▸ SHORT PROBLEM
Extract only the first line of the listing and every line after it up to and including the one with "ax = fig.add_axes([57". Omit the pictures.

▸ DATASET SECTION
+--

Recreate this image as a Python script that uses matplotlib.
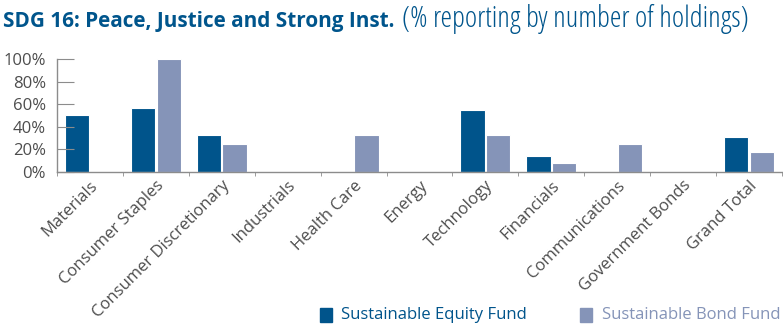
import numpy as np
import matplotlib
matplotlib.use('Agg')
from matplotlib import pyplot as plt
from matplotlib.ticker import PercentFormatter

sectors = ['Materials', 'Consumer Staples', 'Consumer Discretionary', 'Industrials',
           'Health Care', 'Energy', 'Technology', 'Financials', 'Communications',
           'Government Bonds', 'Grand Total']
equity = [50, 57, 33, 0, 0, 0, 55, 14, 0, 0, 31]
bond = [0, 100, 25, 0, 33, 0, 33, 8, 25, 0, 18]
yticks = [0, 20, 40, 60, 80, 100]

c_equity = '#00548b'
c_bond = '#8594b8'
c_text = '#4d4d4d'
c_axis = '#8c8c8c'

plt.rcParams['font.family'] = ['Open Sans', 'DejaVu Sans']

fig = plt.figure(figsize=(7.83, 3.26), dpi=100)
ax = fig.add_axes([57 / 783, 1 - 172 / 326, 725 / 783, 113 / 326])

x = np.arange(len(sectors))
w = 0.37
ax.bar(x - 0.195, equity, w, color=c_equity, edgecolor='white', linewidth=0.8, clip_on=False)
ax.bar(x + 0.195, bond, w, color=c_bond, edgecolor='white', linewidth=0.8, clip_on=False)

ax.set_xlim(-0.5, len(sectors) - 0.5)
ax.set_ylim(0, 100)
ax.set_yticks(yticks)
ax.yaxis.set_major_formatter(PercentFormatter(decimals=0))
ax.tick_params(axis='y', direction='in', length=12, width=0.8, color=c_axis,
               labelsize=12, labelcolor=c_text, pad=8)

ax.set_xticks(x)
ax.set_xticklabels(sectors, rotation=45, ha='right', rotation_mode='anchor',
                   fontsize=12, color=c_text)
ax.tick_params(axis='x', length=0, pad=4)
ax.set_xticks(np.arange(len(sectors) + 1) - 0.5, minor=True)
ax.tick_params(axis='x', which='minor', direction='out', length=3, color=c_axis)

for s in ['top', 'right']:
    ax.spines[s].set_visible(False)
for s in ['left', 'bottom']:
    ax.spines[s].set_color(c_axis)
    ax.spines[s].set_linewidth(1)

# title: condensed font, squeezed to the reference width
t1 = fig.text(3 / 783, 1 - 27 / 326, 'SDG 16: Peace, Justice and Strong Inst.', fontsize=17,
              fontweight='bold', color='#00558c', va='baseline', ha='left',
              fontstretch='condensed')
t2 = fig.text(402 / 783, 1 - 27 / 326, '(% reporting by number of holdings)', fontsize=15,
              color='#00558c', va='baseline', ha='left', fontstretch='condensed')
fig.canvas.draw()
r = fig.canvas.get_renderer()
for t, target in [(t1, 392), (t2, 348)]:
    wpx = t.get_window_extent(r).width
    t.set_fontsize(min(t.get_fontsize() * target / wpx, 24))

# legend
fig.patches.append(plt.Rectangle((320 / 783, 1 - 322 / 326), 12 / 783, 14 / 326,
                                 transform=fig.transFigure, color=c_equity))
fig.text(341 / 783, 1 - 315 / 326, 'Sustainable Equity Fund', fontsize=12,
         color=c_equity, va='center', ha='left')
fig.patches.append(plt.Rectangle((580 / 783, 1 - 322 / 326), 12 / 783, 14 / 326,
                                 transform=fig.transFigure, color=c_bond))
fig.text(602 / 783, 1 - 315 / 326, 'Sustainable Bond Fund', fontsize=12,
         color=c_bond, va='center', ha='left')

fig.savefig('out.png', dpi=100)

+--

▸ THE SOLUTION
Recreate this image as a Python script that uses matplotlib.
import numpy as np
import matplotlib
matplotlib.use('Agg')
from matplotlib import pyplot as plt
from matplotlib.ticker import PercentFormatter

sectors = ['Materials', 'Consumer Staples', 'Consumer Discretionary', 'Industrials',
           'Health Care', 'Energy', 'Technology', 'Financials', 'Communications',
           'Government Bonds', 'Grand Total']
equity = [50, 57, 33, 0, 0, 0, 55, 14, 0, 0, 31]
bond = [0, 100, 25, 0, 33, 0, 33, 8, 25, 0, 18]
yticks = [0, 20, 40, 60, 80, 100]

c_equity = '#00548b'
c_bond = '#8594b8'
c_text = '#4d4d4d'
c_axis = '#8c8c8c'

plt.rcParams['font.family'] = ['Open Sans', 'DejaVu Sans']

fig = plt.figure(figsize=(7.83, 3.26), dpi=100)
ax = fig.add_axes([57 / 783, 1 - 172 / 326, 725 / 783, 113 / 326])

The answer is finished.